I am interested how to they to the following:
(because of my English some phrases can be strange :) )

Let assume that we need a software for a big airline company with 200 airports far away each other, each having 10 software clients.

The system uses 3 tire architecture.

Is there only one middle tire (probably cluster of application servers) that all clients connects to, or each airport has his own database, application server (independent identical systems) and over night the dbs are synchronized to a central warehouse?

If all clients connect to the same middle tire, and this tire is very very far away, how do they handle connection errors ? Can they afford the internet latency ?

Regards

A: 

It depends!

  • What internet connections exists, bandwidth / latency / reliability.
  • How much data will be transferred.
  • What are the availability requirements, is this flight control or work time reporting?
  • How often will data change
  • Should changes from one user propagate to other users at other airports as soon as possible?
  • Are there synchronization requirements, like booking of flight tickets (if one airport books a seat on a given flight, other airports must immediately be blocked from booking that seat on that flight)
Albin Sunnanbo
A: 

There are many different ways to develop a n-tier architecture. The one they choose depends on their specific requirements.

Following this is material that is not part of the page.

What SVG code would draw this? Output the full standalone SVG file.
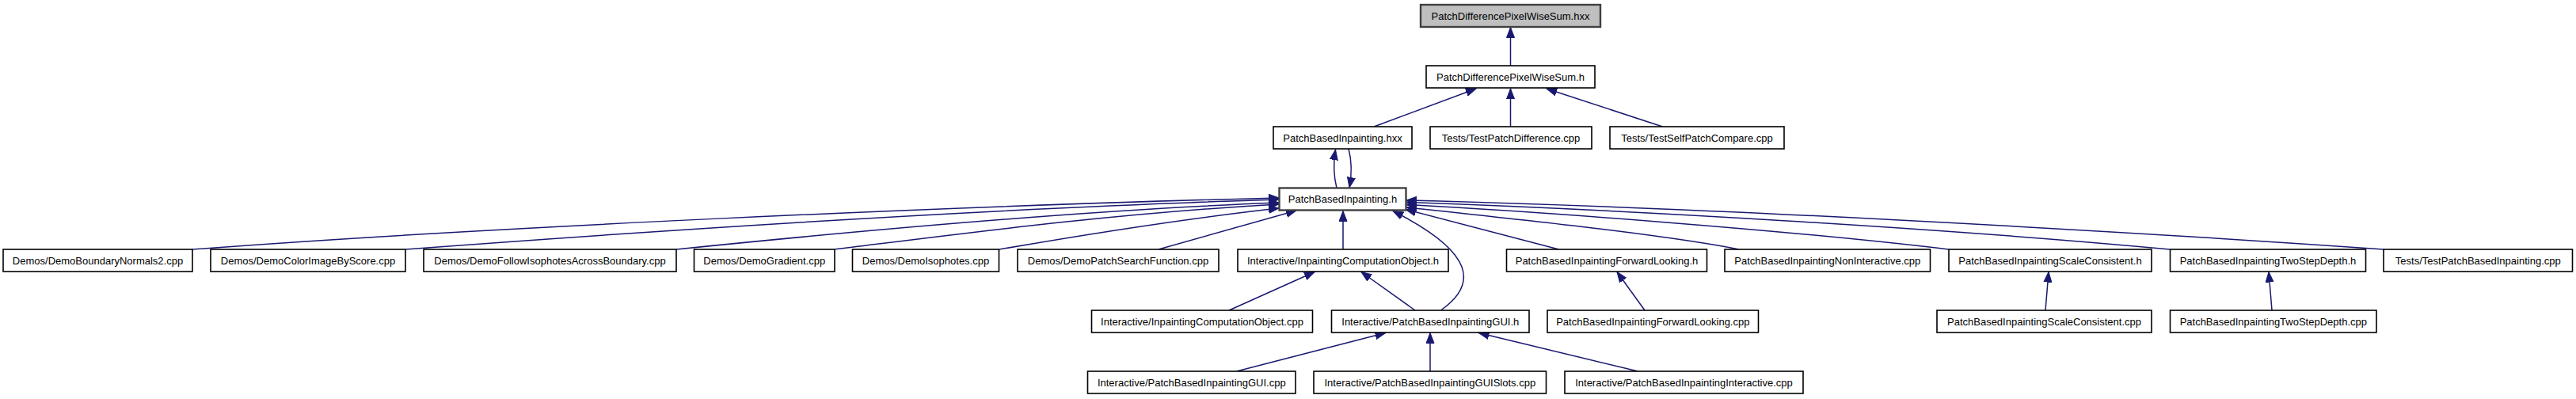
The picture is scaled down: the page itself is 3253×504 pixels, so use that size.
<svg xmlns="http://www.w3.org/2000/svg" width="3253" height="504" viewBox="0 0 3253 504">
<style>
.n rect{fill:#fff;stroke:#000;stroke-width:1.6}
.n.g rect{fill:#bfbfbf;stroke:#404040;stroke-width:2.4}
.n.d rect{stroke:#404040;stroke-width:2.4}
.n text{font-family:"Liberation Sans",Arial,sans-serif;font-size:13px;text-anchor:middle;fill:#000}
#edges path{fill:none;stroke:#191970;stroke-width:1.5;marker-end:url(#ah)}
</style>
<defs>
<marker id="ah" markerUnits="userSpaceOnUse" markerWidth="14" markerHeight="11" viewBox="0 0 14 11" refX="13" refY="5.5" orient="auto">
<path d="M0,0.5 L13,5.5 L0,10.5 z" fill="#191970" stroke="#191970" stroke-width="1"/>
</marker>
</defs>
<rect width="3253" height="504" fill="#fff"/>
<g id="edges">
<path d="M1907.5,83 L1907.5,34.5"/>
<path d="M1735,160 L1864,112"/>
<path d="M1907.5,160 L1907.5,112"/>
<path d="M2099.5,160 L1953,112"/>
<path d="M1688,237.5 C1684,222 1684,204 1686.5,189"/>
<path d="M1703,188 C1707,203 1707,221 1704,237"/>
<path d="M243,315 C600,288 1200,260 1615,250"/>
<path d="M512,315 C820,292 1250,263 1615,252"/>
<path d="M854,315 C1050,295 1350,266 1615,256"/>
<path d="M1054,315 C1200,297 1400,270 1615,258"/>
<path d="M1262,315 C1360,298 1480,278 1615,263"/>
<path d="M1463,315 L1637,266"/>
<path d="M1696,315 L1696,266.5"/>
<path d="M1819.5,392 C1865,360 1865,320 1759,266.5"/>
<path d="M1968.5,315 L1775,264.5"/>
<path d="M2196,315 C2100,296 1900,275 1776,262"/>
<path d="M2461,315 C2250,290 1950,268 1776,258.5"/>
<path d="M2740,315 C2450,288 2050,265 1776,255.5"/>
<path d="M3010,315 C2650,290 2150,262 1776,253"/>
<path d="M1552,392 L1660,343.5"/>
<path d="M1787,392 L1719,343.5"/>
<path d="M2077,392 L2042,343.5"/>
<path d="M2583,392 L2587,343.5"/>
<path d="M2869,392 L2865,343.5"/>
<path d="M1561.5,469 L1749.5,420.5"/>
<path d="M1806,469 L1806,420.5"/>
<path d="M2068.5,469 L1867.5,420.5"/>
</g>
<g id="n0" class="n g"><rect x="1794" y="6" width="227" height="28"/><text x="1907.5" y="24.5">PatchDifferencePixelWiseSum.hxx</text></g>
<g id="n1" class="n"><rect x="1801" y="83" width="213" height="28"/><text x="1907.5" y="101.5">PatchDifferencePixelWiseSum.h</text></g>
<g id="n2" class="n"><rect x="1608" y="160" width="175" height="28"/><text x="1695.5" y="178.5">PatchBasedInpainting.hxx</text></g>
<g id="n3" class="n"><rect x="1806" y="160" width="204" height="28"/><text x="1908" y="178.5">Tests/TestPatchDifference.cpp</text></g>
<g id="n4" class="n"><rect x="2033" y="160" width="220" height="28"/><text x="2143" y="178.5">Tests/TestSelfPatchCompare.cpp</text></g>
<g id="n5" class="n d"><rect x="1615.5" y="237.5" width="160" height="28"/><text x="1695.5" y="256">PatchBasedInpainting.h</text></g>
<g id="d1" class="n"><rect x="4" y="315" width="239" height="28"/><text x="123.5" y="333.5">Demos/DemoBoundaryNormals2.cpp</text></g>
<g id="d2" class="n"><rect x="266" y="315" width="246" height="28"/><text x="389" y="333.5">Demos/DemoColorImageByScore.cpp</text></g>
<g id="d3" class="n"><rect x="535" y="315" width="319" height="28"/><text x="694.5" y="333.5">Demos/DemoFollowIsophotesAcrossBoundary.cpp</text></g>
<g id="d4" class="n"><rect x="876.5" y="315" width="177.5" height="28"/><text x="965.3" y="333.5">Demos/DemoGradient.cpp</text></g>
<g id="d5" class="n"><rect x="1076.5" y="315" width="185" height="28"/><text x="1169" y="333.5">Demos/DemoIsophotes.cpp</text></g>
<g id="d6" class="n"><rect x="1285" y="315" width="254" height="28"/><text x="1412" y="333.5">Demos/DemoPatchSearchFunction.cpp</text></g>
<g id="i1" class="n"><rect x="1563" y="315" width="266" height="28"/><text x="1696" y="333.5">Interactive/InpaintingComputationObject.h</text></g>
<g id="f1" class="n"><rect x="1902.5" y="315" width="253" height="28"/><text x="2029" y="333.5">PatchBasedInpaintingForwardLooking.h</text></g>
<g id="ni" class="n"><rect x="2178" y="315" width="259.5" height="28"/><text x="2307.8" y="333.5">PatchBasedInpaintingNonInteractive.cpp</text></g>
<g id="sc" class="n"><rect x="2461" y="315" width="256" height="28"/><text x="2589" y="333.5">PatchBasedInpaintingScaleConsistent.h</text></g>
<g id="ts" class="n"><rect x="2740.5" y="315" width="247" height="28"/><text x="2864" y="333.5">PatchBasedInpaintingTwoStepDepth.h</text></g>
<g id="tp" class="n"><rect x="3010" y="315" width="238.5" height="28"/><text x="3129.3" y="333.5">Tests/TestPatchBasedInpainting.cpp</text></g>
<g id="icocpp" class="n"><rect x="1378.5" y="392" width="279" height="28"/><text x="1518" y="410.5">Interactive/InpaintingComputationObject.cpp</text></g>
<g id="guih" class="n"><rect x="1681.5" y="392" width="249.5" height="28"/><text x="1806.3" y="410.5">Interactive/PatchBasedInpaintingGUI.h</text></g>
<g id="flcpp" class="n"><rect x="1954" y="392" width="266.5" height="28"/><text x="2087.3" y="410.5">PatchBasedInpaintingForwardLooking.cpp</text></g>
<g id="sccpp" class="n"><rect x="2446" y="392" width="271" height="28"/><text x="2581.5" y="410.5">PatchBasedInpaintingScaleConsistent.cpp</text></g>
<g id="tscpp" class="n"><rect x="2740.5" y="392" width="260.5" height="28"/><text x="2870.8" y="410.5">PatchBasedInpaintingTwoStepDepth.cpp</text></g>
<g id="guicpp" class="n"><rect x="1373.5" y="469" width="262.5" height="28"/><text x="1504.8" y="487.5">Interactive/PatchBasedInpaintingGUI.cpp</text></g>
<g id="guislots" class="n"><rect x="1659" y="469" width="293.5" height="28"/><text x="1805.8" y="487.5">Interactive/PatchBasedInpaintingGUISlots.cpp</text></g>
<g id="interactive" class="n"><rect x="1976" y="469" width="301" height="28"/><text x="2126.5" y="487.5">Interactive/PatchBasedInpaintingInteractive.cpp</text></g>
</svg>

If they need to absolutely make sure the software can operate even if there is no Internet connectivity, and up-to-date data is not important, then they could use a database at each location.

If they can tolerate network connectivity problems but they need to ensure all data is up-to-date, then it could be a web application, with all tiers in one location, with a web browser acting as a thin client.

Or a rich client could connect to a middle-tier application server at a central location.

In any case, connectivity problems are outside of the domain of the software -- in this case, it becomes important to establish a service level agreement (SLA) with the network provider and arrange for backup connections to ensure reliable network operation.